* PROBLEM DETAILS *
Copy out all the lines exactly. Omit pictures.

━━━━━ AVAILABLE DATA ━━━━━

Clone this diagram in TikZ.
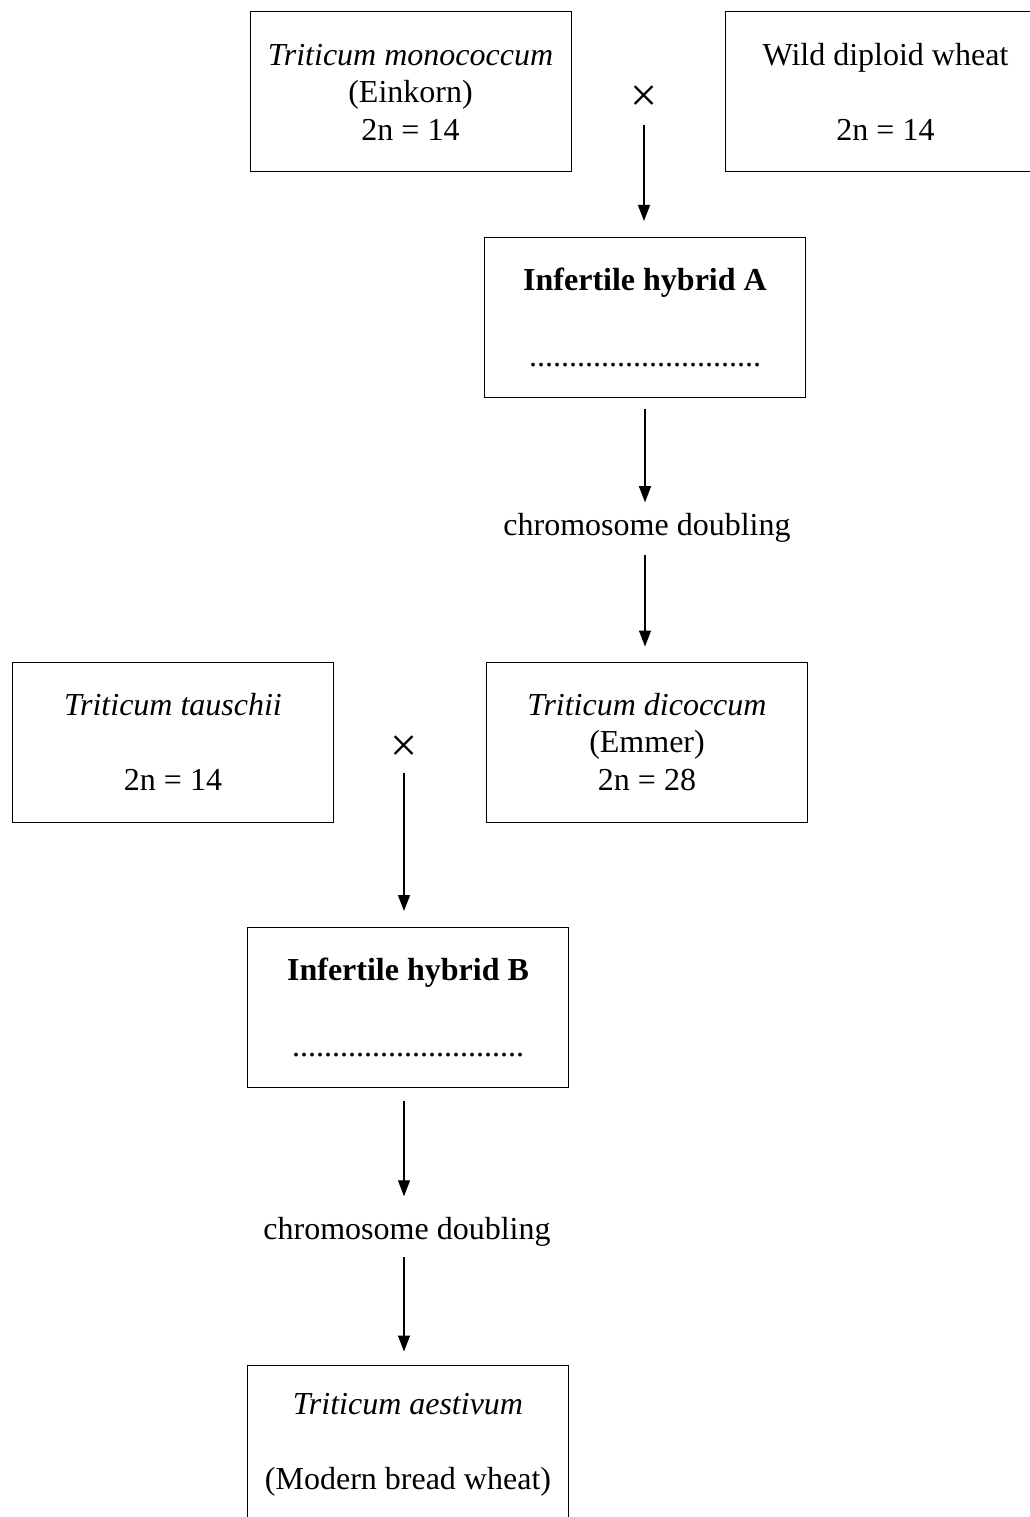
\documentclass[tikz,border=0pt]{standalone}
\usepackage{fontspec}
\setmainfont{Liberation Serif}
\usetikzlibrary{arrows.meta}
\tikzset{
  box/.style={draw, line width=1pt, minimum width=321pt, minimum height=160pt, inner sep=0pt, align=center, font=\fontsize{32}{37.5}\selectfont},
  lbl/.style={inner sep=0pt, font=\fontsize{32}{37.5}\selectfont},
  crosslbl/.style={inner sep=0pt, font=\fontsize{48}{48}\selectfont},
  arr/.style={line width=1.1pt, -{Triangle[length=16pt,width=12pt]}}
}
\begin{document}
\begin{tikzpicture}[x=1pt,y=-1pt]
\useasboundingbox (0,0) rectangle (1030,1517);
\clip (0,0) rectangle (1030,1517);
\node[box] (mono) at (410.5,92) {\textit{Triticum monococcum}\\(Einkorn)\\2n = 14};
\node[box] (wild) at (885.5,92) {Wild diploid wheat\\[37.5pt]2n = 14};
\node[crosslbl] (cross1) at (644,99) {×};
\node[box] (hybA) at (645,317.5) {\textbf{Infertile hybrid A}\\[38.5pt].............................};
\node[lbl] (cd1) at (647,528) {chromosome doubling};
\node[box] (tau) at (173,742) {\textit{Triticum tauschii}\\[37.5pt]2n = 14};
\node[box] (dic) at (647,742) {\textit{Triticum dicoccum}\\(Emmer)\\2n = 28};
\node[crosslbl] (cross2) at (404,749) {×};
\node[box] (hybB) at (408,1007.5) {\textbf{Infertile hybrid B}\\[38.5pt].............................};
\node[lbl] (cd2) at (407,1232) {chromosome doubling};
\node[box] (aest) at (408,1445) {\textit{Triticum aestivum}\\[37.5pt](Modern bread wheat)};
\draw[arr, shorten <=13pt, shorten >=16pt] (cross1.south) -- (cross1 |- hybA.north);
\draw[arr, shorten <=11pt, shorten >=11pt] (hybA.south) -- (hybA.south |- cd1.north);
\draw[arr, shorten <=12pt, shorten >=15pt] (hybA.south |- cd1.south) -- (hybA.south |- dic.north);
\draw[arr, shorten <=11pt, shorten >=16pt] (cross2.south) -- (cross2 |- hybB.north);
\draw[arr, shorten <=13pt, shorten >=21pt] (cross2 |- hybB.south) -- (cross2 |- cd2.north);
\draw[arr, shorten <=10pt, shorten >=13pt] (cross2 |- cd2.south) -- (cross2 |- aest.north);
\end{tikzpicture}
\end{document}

━━━━━

* RESULT *
Clone this diagram in TikZ.
\documentclass[tikz,border=0pt]{standalone}
\usepackage{fontspec}
\setmainfont{Liberation Serif}
\usetikzlibrary{arrows.meta}
\tikzset{
  box/.style={draw, line width=1pt, minimum width=321pt, minimum height=160pt, inner sep=0pt, align=center, font=\fontsize{32}{37.5}\selectfont},
  lbl/.style={inner sep=0pt, font=\fontsize{32}{37.5}\selectfont},
  crosslbl/.style={inner sep=0pt, font=\fontsize{48}{48}\selectfont},
  arr/.style={line width=1.1pt, -{Triangle[length=16pt,width=12pt]}}
}
\begin{document}
\begin{tikzpicture}[x=1pt,y=-1pt]
\useasboundingbox (0,0) rectangle (1030,1517);
\clip (0,0) rectangle (1030,1517);
\node[box] (mono) at (410.5,92) {\textit{Triticum monococcum}\\(Einkorn)\\2n = 14};
\node[box] (wild) at (885.5,92) {Wild diploid wheat\\[37.5pt]2n = 14};
\node[crosslbl] (cross1) at (644,99) {×};
\node[box] (hybA) at (645,317.5) {\textbf{Infertile hybrid A}\\[38.5pt].............................};
\node[lbl] (cd1) at (647,528) {chromosome doubling};
\node[box] (tau) at (173,742) {\textit{Triticum tauschii}\\[37.5pt]2n = 14};
\node[box] (dic) at (647,742) {\textit{Triticum dicoccum}\\(Emmer)\\2n = 28};
\node[crosslbl] (cross2) at (404,749) {×};
\node[box] (hybB) at (408,1007.5) {\textbf{Infertile hybrid B}\\[38.5pt].............................};
\node[lbl] (cd2) at (407,1232) {chromosome doubling};
\node[box] (aest) at (408,1445) {\textit{Triticum aestivum}\\[37.5pt](Modern bread wheat)};
\draw[arr, shorten <=13pt, shorten >=16pt] (cross1.south) -- (cross1 |- hybA.north);
\draw[arr, shorten <=11pt, shorten >=11pt] (hybA.south) -- (hybA.south |- cd1.north);
\draw[arr, shorten <=12pt, shorten >=15pt] (hybA.south |- cd1.south) -- (hybA.south |- dic.north);
\draw[arr, shorten <=11pt, shorten >=16pt] (cross2.south) -- (cross2 |- hybB.north);
\draw[arr, shorten <=13pt, shorten >=21pt] (cross2 |- hybB.south) -- (cross2 |- cd2.north);
\draw[arr, shorten <=10pt, shorten >=13pt] (cross2 |- cd2.south) -- (cross2 |- aest.north);
\end{tikzpicture}
\end{document}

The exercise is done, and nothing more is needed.